Friday, Feb. 24, 1967
"National Asset"
Among the many requests that the Interstate Commerce Commission gets from railroads anxious to discontinue unprofitable passenger service, the one it ruled on last week was aptly described as "unique." The train that came under the commission's scrutiny operates almost at capacity in peak seasons, remains as plushly appointed as the day it came into operation 18 years ago, and has received virtually no complaints from passengers about deteriorating service. Moreover, noted the ICC, it passes through "some of the most spectacular scenery in the country" and thus is a "national asset." So saying, the commission ordered that service to be continued for at least one more year.
The train in question is the California Zephyr, and the petitioner was Western Pacific Railroad, one of three railroads (the others: the Chicago, Burlington & Quincy and the Denver & Rio Grande Western) that operate the Zephyr's 2,500-mile-long trip between Chicago and San Francisco. In turning down Western Pacific's request to discontinue its portion of the run--from Salt Lake City to San Francisco and back--the ICC cited assets that have long enchanted Zephyr passengers.
The Vista-Domed Zephyr is so scheduled that it affords a better daylight glimpse of scenery than any other transcontinental U.S. train.
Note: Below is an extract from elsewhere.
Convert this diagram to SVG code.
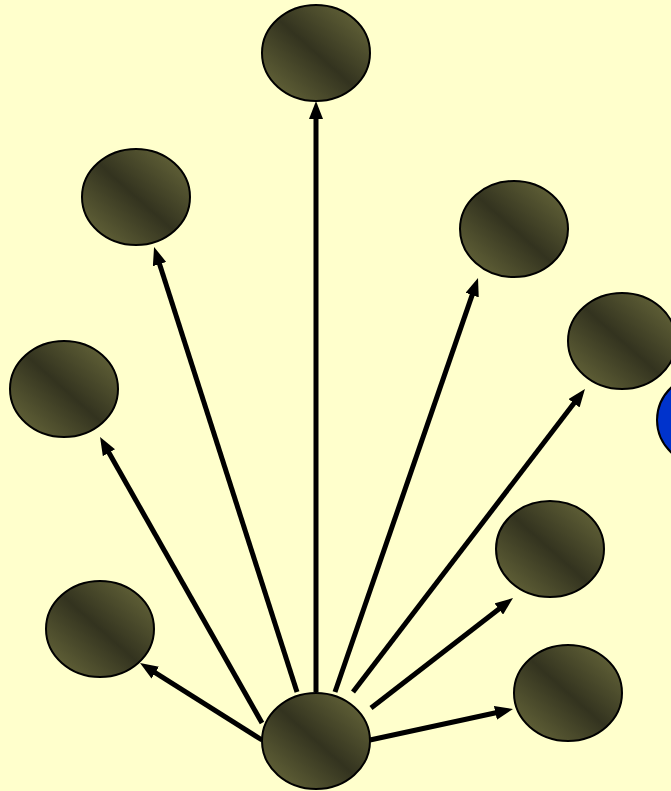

The westbound passenger leaves Chicago in midafternoon, sleeps his way across the Nebraska plains, spends the next day traveling through the fir forests and deep gorges of the Colorado Rockies, sleeps the second night as the train rolls through the Nevada desert, wakes up on the final morning in California's breathtaking Feather River Canyon. En route, the train serves good, moderately priced food in dining cars that sport vases of fresh carnations at every table. Not surprisingly, the California Zephyr has proved increasingly popular with foreign tourists and Americans alike. During all of last year, the Zephyr operated at 78% of capacity.
It bespeaks something significant about the U.S. railroad-passenger system that such a train could lose money --which it does. Western Pacific expects to drop $560,000 on the Zephyr this year, largely because of rising labor and maintenance costs. Conceding that the train "imposes a substantial economic burden on Western Pacific," the ICC nonetheless expressed optimism that the financial picture may gradually improve. One possibility: giving Western Pacific an increased share of the revenues collected jointly by the Zephyr's three operating railroads.